# Given instruction
Exact reproduction of the data is required, with images excluded.

---

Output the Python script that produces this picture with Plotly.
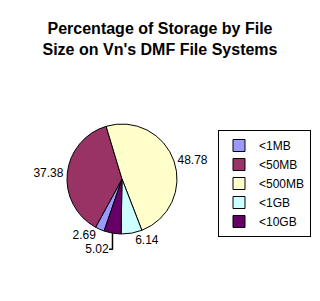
import plotly.graph_objects as go

categories = ["<1MB", "<50MB", "<500MB", "<1GB", "<10GB"]
values = [2.69, 37.38, 48.78, 6.14, 5.02]
colors = ["#9999FF", "#993366", "#FFFFCC", "#CCFFFF", "#660066"]

W, H = 320, 301
cx, cy, r = 122, 179, 55

fig = go.Figure(go.Pie(
    labels=categories,
    values=values,
    sort=False,
    direction="clockwise",
    rotation=199,
    marker=dict(colors=colors, line=dict(color="black", width=1)),
    textinfo="value",
    texttemplate="%{value:.2f}",
    textposition="outside",
    outsidetextfont=dict(family="Liberation Sans, Arial", size=12, color="black"),
    domain=dict(x=[(cx - r) / W, (cx + r) / W], y=[(H - cy - r) / H, (H - cy + r) / H]),
    showlegend=True,
    hoverinfo="label+value",
))

fig.update_layout(
    width=W, height=H,
    margin=dict(l=0, r=0, t=0, b=0),
    paper_bgcolor="white",
    plot_bgcolor="white",
    font=dict(family="Liberation Sans, Arial", size=12, color="black"),
    title=dict(
        text="<b>Percentage of Storage by File<br>Size on Vn's DMF File Systems</b>",
        x=0.5, xanchor="center",
        y=1 - 34 / H, yanchor="top",
        font=dict(family="Liberation Sans, Arial", size=16, color="black"),
    ),
    legend=dict(
        x=311 / W, xanchor="right",
        y=1 - 130 / H, yanchor="top",
        bordercolor="black", borderwidth=1,
        bgcolor="white",
        font=dict(family="Liberation Sans, Arial", size=12, color="black"),
        traceorder="normal",
    ),
)

fig.write_html("out.html")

---

# Result of the task
Output the Python script that produces this picture with Plotly.
import plotly.graph_objects as go

categories = ["<1MB", "<50MB", "<500MB", "<1GB", "<10GB"]
values = [2.69, 37.38, 48.78, 6.14, 5.02]
colors = ["#9999FF", "#993366", "#FFFFCC", "#CCFFFF", "#660066"]

W, H = 320, 301
cx, cy, r = 122, 179, 55

fig = go.Figure(go.Pie(
    labels=categories,
    values=values,
    sort=False,
    direction="clockwise",
    rotation=199,
    marker=dict(colors=colors, line=dict(color="black", width=1)),
    textinfo="value",
    texttemplate="%{value:.2f}",
    textposition="outside",
    outsidetextfont=dict(family="Liberation Sans, Arial", size=12, color="black"),
    domain=dict(x=[(cx - r) / W, (cx + r) / W], y=[(H - cy - r) / H, (H - cy + r) / H]),
    showlegend=True,
    hoverinfo="label+value",
))

fig.update_layout(
    width=W, height=H,
    margin=dict(l=0, r=0, t=0, b=0),
    paper_bgcolor="white",
    plot_bgcolor="white",
    font=dict(family="Liberation Sans, Arial", size=12, color="black"),
    title=dict(
        text="<b>Percentage of Storage by File<br>Size on Vn's DMF File Systems</b>",
        x=0.5, xanchor="center",
        y=1 - 34 / H, yanchor="top",
        font=dict(family="Liberation Sans, Arial", size=16, color="black"),
    ),
    legend=dict(
        x=311 / W, xanchor="right",
        y=1 - 130 / H, yanchor="top",
        bordercolor="black", borderwidth=1,
        bgcolor="white",
        font=dict(family="Liberation Sans, Arial", size=12, color="black"),
        traceorder="normal",
    ),
)

fig.write_html("out.html")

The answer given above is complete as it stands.